Monica’s Tips for Staying Healthy

One thing I’ve always been proud of is that I rarely got sick. I mean “normie” sick like the flu, colds, and other gross illnesses. I mean, sure, I ended up getting the disease to end all diseases, but I consider myself ill and not sick, per se.

I don’t think I’ve ever gotten the flu, even before I got the flu shot regularly. I even rarely got colds. I did get bronchitis once and an eye infection, but that last one wasn’t my fault. When I was in 2nd grade, a “friend” called "Think fast," but had already thrown one of those small plastic cubes at me. When I turned the cube scratched my cornea! Ouch.

4 healthy habits to practice with RA

I thank my mother for helping me stay healthy as she instilled in me some great, clean habits. And they have worked well for me after my diagnosis and my new immune-compromised self.

Please note, these are not sure-fire ways to stay healthy and ward of sickness. But they do help me stay safe, especially when people are very germy around me.

Don’t wear my outdoor shoes inside

Mom always told me to take my shoes off the second I got through the door and change into house slippers. I grew up in a Hispanic-Asian home, so this was normal. I still remember the shock I felt when I saw my college roommate wear her shoes on her bed! I didn’t even wear shoes inside the house, let alone on the furniture!

The idea is that we have NO idea what is on the bottom of the shoes (though, we can guess). We don’t want to drag all that nastiness through the house!

Change my outdoor clothes when I get home

My mother always took this a step further and instructed me to change out of my outdoor clothes when I got home. Similar to the shoes, we don’t know what has gotten onto our clothes throughout the day. Do I know who sat on that chair before me? What was on that table I leaned my shirt against? What if someone coughed or sneezed around me? Best be safe than sorry and change into different clothes once I am back in my little pod.
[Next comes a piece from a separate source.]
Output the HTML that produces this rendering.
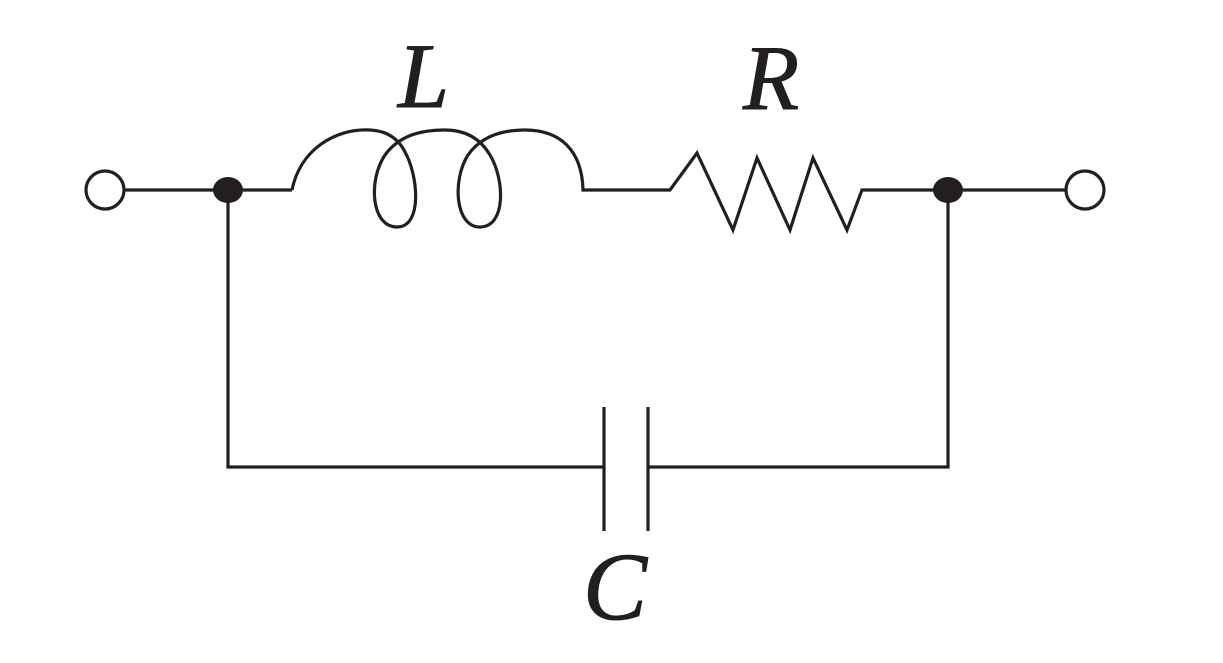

Feel that cold coming on? Do something NOW

The second I felt a tickle in the back of my throat, Mom flew into action. She made me gargle with warm salt water and made me warm water with stewed ginger. Now, I regularly take Vitamin C in small amounts. If I feel something coming, I add ginger to my water and eat an extra orange or two. I was usually able to kick whatever bug before it had time to roost.

Wash my hands

This one seems pretty straightforward, but it would surprise you how little everyone washes their hands. Mom made me wash my hands before I ate outside; she made me wash my hands after. I washed my hands immediately after getting home and changing into house clothes. And, many more times after that. Now I wash my hands after I take the dogs out, before I give them pills, or prepare their food.

I always wash my hands if I’ve been working around the house or moving things and I ALWAYS, ALWAYS wash my hands after I handle money, newspapers, or mail. The assumption: someone who didn’t wash their hands handled all those things. Think about that for a second. I’ll wait.

In India, people usually wear sandals outside so when I am there, not only do I wash my hands but we practice washing our feet, as well, when we return home. Pollution is pretty bad, but trust me when I say: you don't want to know what else ends up on your skin...

Continuing to practice these habits

Now I know these all sound like habits I adopted after the pandemic, but I have honestly been doing this all my life. Yes, it takes a little extra time, but I’ve been doing these so long that they are second nature. I don’t even think about it!

It’s very important for me to stay healthy. It was very important for my mom to stay healthy (she had Lupus) and you know what, I think these little practices helped. I can say that generally speaking, I’ve stayed pretty healthy (minus that pesky rheumatoid arthritis!).